Two sizes of the CF burners are available. Practical operating capacity range is 0.5-4.0 and 1.0-8.0 MTPD of sulfur respectively.

A plant, based on the CF burner may be supplied as complete, skid mounted units to enable a simplified installation with a compact layout. One unit contains the sulfur melter, filters and sulfur pumps. Another unit contains the CF burner, the gas cooling tower, strainers, pump and cooler for the circulating water. The units have the size of a normal 20-foot container.

Pressurized Operation
The entire plant is gas tight. The burners as well as the other components in the plant may be operated under pressure.
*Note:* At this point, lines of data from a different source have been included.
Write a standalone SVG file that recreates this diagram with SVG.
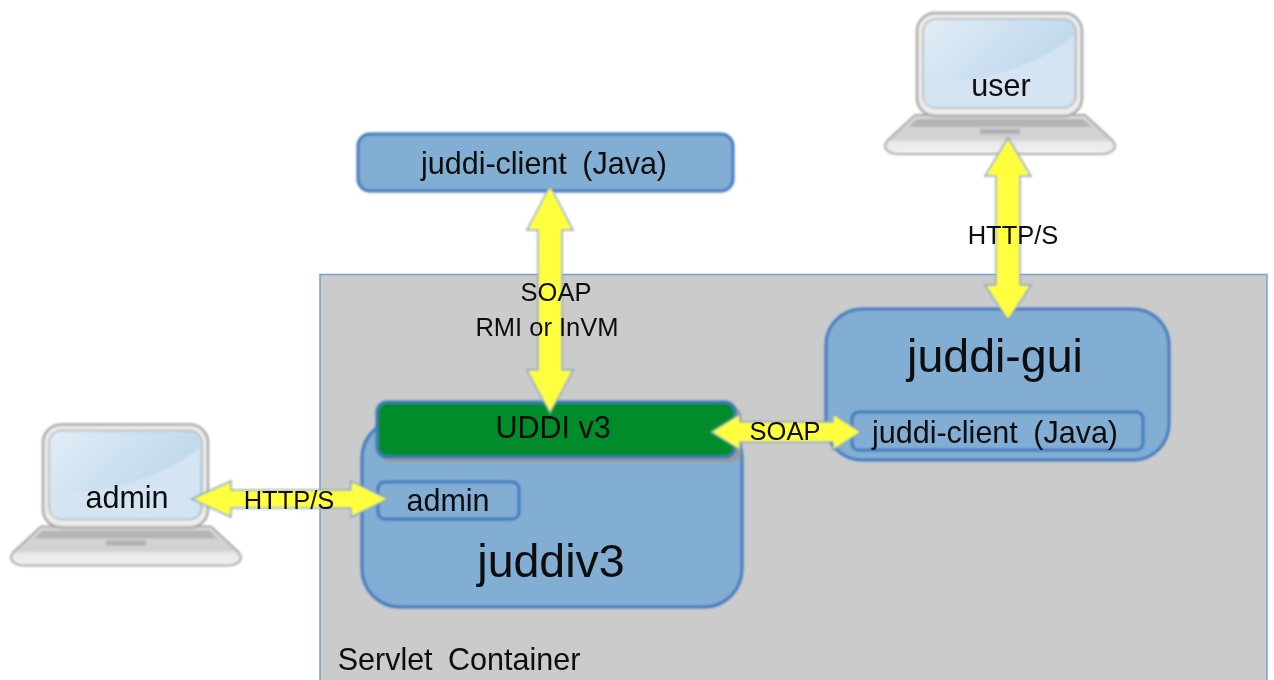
<svg xmlns="http://www.w3.org/2000/svg" width="1274" height="680" viewBox="0 0 1274 680">
<style>
text{font-family:"Liberation Sans",Arial,sans-serif;fill:#0c0c0c;text-anchor:middle;filter:url(#softT)}
.t30{font-size:30.500px}.t25{font-size:25.500px}.big{font-size:46.500px}
.wide{word-spacing:7px}
.blue{fill:#82aed4;stroke:#4079bd;stroke-width:3}
.arrow{fill:#ffff3c;stroke:#86a3bd;stroke-width:1.500;stroke-linejoin:miter}
.blue,.arrow,.s{filter:url(#soft)}
</style>
<defs>
<filter id="soft" filterUnits="userSpaceOnUse" x="0" y="0" width="1274" height="680"><feGaussianBlur stdDeviation="0.800"/></filter>
<filter id="softT" filterUnits="userSpaceOnUse" x="0" y="0" width="1274" height="680"><feGaussianBlur stdDeviation="0.400"/></filter>
<linearGradient id="scr" x1="0" y1="0" x2="1" y2="0.6"><stop offset="0" stop-color="#e2edf7"/><stop offset="1" stop-color="#b9d4ea"/></linearGradient>
<linearGradient id="base" x1="0" y1="0" x2="0" y2="1"><stop offset="0" stop-color="#dadada"/><stop offset="0.6" stop-color="#d0d0d0"/><stop offset="0.7" stop-color="#e8e8e8"/><stop offset="1" stop-color="#f2f2f2"/></linearGradient>
<g id="laptop">
<path d="M915 115H1085L1112 140Q1118 147 1112 151Q1108 154 1100 154H900Q892 154 888 151Q882 147 888 140Z" fill="url(#base)" stroke="#a8a8a8" stroke-width="2"/>
<path d="M917 119H1083L1092 127H908Z" fill="#b4b4b4"/>
<rect x="980" y="129" width="40" height="5" fill="#b0b0b0"/>
<rect x="917" y="13" width="165" height="103" rx="18" fill="#ececec" stroke="#a8a8a8" stroke-width="2.500"/>
<rect x="923" y="19" width="153" height="89" rx="13" fill="url(#scr)" stroke="#b4b4b4" stroke-width="1.500"/>
<path d="M924 84Q1020 80 1074 36V96Q1074 107 1062 107H936Q924 107 924 96Z" fill="#d4e4f3"/>
</g>
</defs>
<g id="servlet-container">
<rect x="320" y="274.500" width="947" height="420" fill="#cbcbcb" stroke="#7b9fcb" stroke-width="1.500"/>
<text x="459" y="670" class="t30 wide">Servlet Container</text>
</g>
<g id="user"><g class="s"><use href="#laptop"/></g><text x="1001" y="96" class="t30">user</text></g>
<g id="admin-laptop"><g class="s"><use href="#laptop" transform="translate(-874 411.500)"/></g><text x="127" y="508" class="t30">admin</text></g>
<g id="juddi-client">
<rect x="358" y="134" width="375" height="57" rx="12" class="blue"/>
<text x="544" y="174" class="t30 wide">juddi-client (Java)</text>
</g>
<g id="juddiv3">
<rect x="362" y="420" width="380" height="187" rx="38" class="blue"/>
<text x="551" y="577" class="big">juddiv3</text>
</g>
<g id="admin-box">
<rect x="378" y="482" width="141" height="37" rx="7" class="blue"/>
<text x="448" y="511" class="t30">admin</text>
</g>
<g id="uddi">
<rect x="381" y="406" width="360" height="56" rx="10" fill="#9a9a9a" class="s"/>
<rect x="377" y="402" width="358" height="55" rx="10" fill="#008c2a" stroke="#4079bd" stroke-width="3" class="s"/>
<text x="553" y="438" class="t30">UDDI v3</text>
</g>
<g id="juddi-gui">
<rect x="826" y="309" width="343" height="151" rx="36" class="blue"/>
<text x="995" y="372" class="big">juddi-gui</text>
</g>
<g id="juddi-client-inner">
<rect x="852" y="412" width="291" height="38" rx="7" class="blue"/>
<text x="995" y="443" class="t30 wide">juddi-client (Java)</text>
</g>
<g id="connectors">
<path class="arrow" d="M550 186L573 230H562V370H573L550 413L527 370H538V230H527Z"/>
<path class="arrow" d="M1008 138L1031 176H1020V285H1031L1008 320L985 285H996V176H985Z"/>
<path class="arrow" d="M192 499L231 481V490H351V481L388 499L351 517V508H231V517Z"/>
<path class="arrow" d="M711 432L740 414V422H833V414L861 432L833 450V442H740V450Z"/>
<text x="556" y="301" class="t25">SOAP</text>
<text x="547" y="336" class="t25">RMI or InVM</text>
<text x="1013" y="244" class="t25">HTTP/S</text>
<text x="289" y="509" class="t25">HTTP/S</text>
<text x="785" y="440" class="t25">SOAP</text>
</g>
</svg>
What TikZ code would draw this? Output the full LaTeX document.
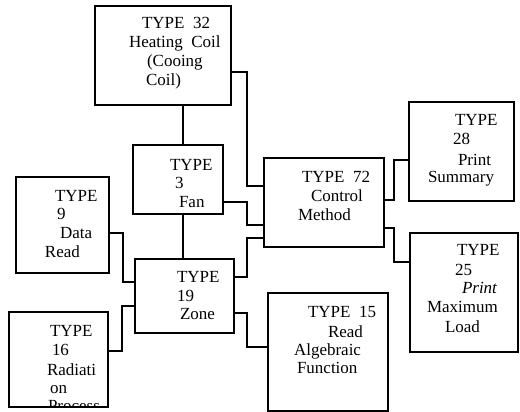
\documentclass[tikz,border=0pt]{standalone}
\usepackage{fontspec}
\setmainfont{Liberation Serif}
\begin{document}
\begin{tikzpicture}[x=1pt,y=-1pt,
  box/.style={draw, line width=1.2pt, inner sep=0pt, outer sep=0pt, anchor=north west},
  lbl/.style={anchor=base west, inner sep=0pt, outer sep=0pt, font=\fontsize{17}{18}\selectfont},
  wire/.style={line width=1.1pt}]
\useasboundingbox (0,0) rectangle (520,412);
% boxes
\node[box, minimum width=136pt, minimum height=99pt] (b32) at (95,6) {};
\node[box, minimum width=90pt,  minimum height=69pt] (b3)  at (133,145) {};
\node[box, minimum width=93pt,  minimum height=96pt] (b9)  at (16,177) {};
\node[box, minimum width=99pt,  minimum height=74pt] (b19) at (135,259) {};
\node[box, minimum width=99pt,  minimum height=95pt] (b16) at (9,312) {};
\node[box, minimum width=120pt, minimum height=89pt] (b72) at (264,158) {};
\node[box, minimum width=105pt, minimum height=99pt] (b28) at (409,102) {};
\node[box, minimum width=108pt, minimum height=119pt] (b25) at (410,233) {};
\node[box, minimum width=120pt, minimum height=118pt] (b15) at (268,293) {};
% texts
\node[lbl] (t32a) at (142,29) {TYPE~~32};
\node[lbl] (t32b) at (129,48) {Heating~~Coil};
\node[lbl] (t32c) at (147,67) {(Cooing};
\node[lbl] (t32d) at (146,85) {Coil)};
\node[lbl] (t3a) at (170,170) {TYPE};
\node[lbl] (t3b) at (175,188) {3};
\node[lbl] (t3c) at (179,207) {Fan};
\node[lbl] (t9a) at (55,201) {TYPE};
\node[lbl] (t9b) at (57,219) {9};
\node[lbl] (t9c) at (60,238) {Data};
\node[lbl] (t9d) at (45,257) {Read};
\node[lbl] (t19a) at (177,282) {TYPE};
\node[lbl] (t19b) at (177,301) {19};
\node[lbl] (t19c) at (180,319) {Zone};
\node[lbl] (t16a) at (50,336) {TYPE};
\node[lbl] (t16b) at (52,355) {16};
\node[lbl] (t16c) at (47,375) {Radiati};
\node[lbl] (t16d) at (50,393) {on};
\begin{scope}
  \clip (b16.north west) rectangle (b16.south east);
  \node[lbl] (t16e) at (48,411) {Process};
\end{scope}
\node[lbl] (t72a) at (302,182) {TYPE~~72};
\node[lbl] (t72b) at (311,201) {Control};
\node[lbl] (t72c) at (298,220) {Method};
\node[lbl] (t28a) at (455,125) {TYPE};
\node[lbl] (t28b) at (453,145) {28};
\node[lbl] (t28c) at (458,165) {Print};
\node[lbl] (t28d) at (428,182) {Summary};
\node[lbl] (t25a) at (457,255) {TYPE};
\node[lbl] (t25b) at (455,275) {25};
\node[lbl] (t25c) at (462,293) {\itshape Print};
\node[lbl] (t25d) at (427,312) {Maximum};
\node[lbl] (t25e) at (445,332) {Load};
\node[lbl] (t15a) at (308,317) {TYPE~~15};
\node[lbl] (t15b) at (328,337) {Read};
\node[lbl] (t15c) at (294,355) {Algebraic};
\node[lbl] (t15d) at (297,373) {Function};
% elbow coordinates
\coordinate (c1a) at (247,72);  \coordinate (c1b) at (247,186);
\coordinate (c2) at (183,0);
\coordinate (c3a) at (247,202); \coordinate (c3b) at (247,225);
\coordinate (c5a) at (247,277); \coordinate (c5b) at (247,238);
\coordinate (c6a) at (247,313); \coordinate (c6b) at (247,347);
\coordinate (c7a) at (123,233); \coordinate (c7b) at (123,282);
\coordinate (c8a) at (122,351); \coordinate (c8b) at (122,306);
\coordinate (c9a) at (394,200); \coordinate (c9b) at (394,160);
\coordinate (c10a) at (394,228); \coordinate (c10b) at (394,262);
% connectors
\draw[wire] (b32.east |- c1a) -- (c1a) -- (c1b) -- (b72.west |- c1b);
\draw[wire] (b32.south -| c2) -- (b3.north -| c2);
\draw[wire] (b3.east |- c3a) -- (c3a) -- (c3b) -- (b72.west |- c3b);
\draw[wire] (b3.south -| c2) -- (b19.north -| c2);
\draw[wire] (b19.east |- c5a) -- (c5a) -- (c5b) -- (b72.west |- c5b);
\draw[wire] (b19.east |- c6a) -- (c6a) -- (c6b) -- (b15.west |- c6b);
\draw[wire] (b9.east |- c7a) -- (c7a) -- (c7b) -- (b19.west |- c7b);
\draw[wire] (b16.east |- c8a) -- (c8a) -- (c8b) -- (b19.west |- c8b);
\draw[wire] (b72.east |- c9a) -- (c9a) -- (c9b) -- (b28.west |- c9b);
\draw[wire] (b72.east |- c10a) -- (c10a) -- (c10b) -- (b25.west |- c10b);
\end{tikzpicture}
\end{document}
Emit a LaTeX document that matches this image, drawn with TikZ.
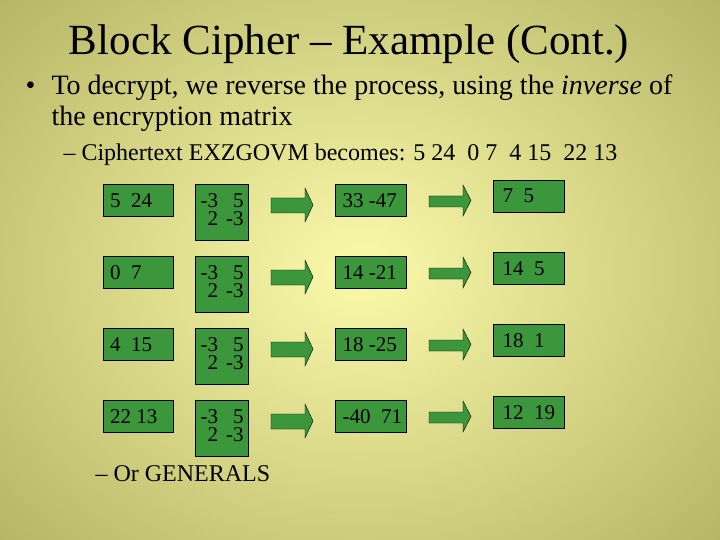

The pressure is created by the sulfur burner fan, blower or compressor for combustion air. This eliminates the need for SO2 fans or gas compressors, thus reducing costly maintenance and simplifies operation. The standard operating pressure is around 20 kPa (g), although burners have been installed for operations of over 100 kPa(g).

Heat Recovery Boiler
For larger sulfur burning capacities, it is often economical to recover the heat energy produced. This is done by passing the hot SO2 gas from the burner through a waste heat boiler, generating steam.

Gas Cooling
Hot SO2 gas of approximately 1000 -1100oC enters the cooling tower. The tower works without packing. The main cooling is done by quenching with sprayed water. Adiabatic cooling by evaporation of water, which saturates the SO2 gas, cools the gas to around 80oC. By addition of external cooling of the circulating water, the gas can be further cooled to 40-50oC, depending on the cooling water temperature.

Gas Absorption
The cooled SO2 gas is normally absorbed in water or chemically reacted with other reaction media. Eka Engineering supplies absorption systems for the following applications: 

  • SO2 water 
  • Sulfite (caustic soda, soda ash, ammonia, slaked lime, magnesium hydroxide).

Appropriate material selection and a long experience ensures reliable operation of the absorption systems.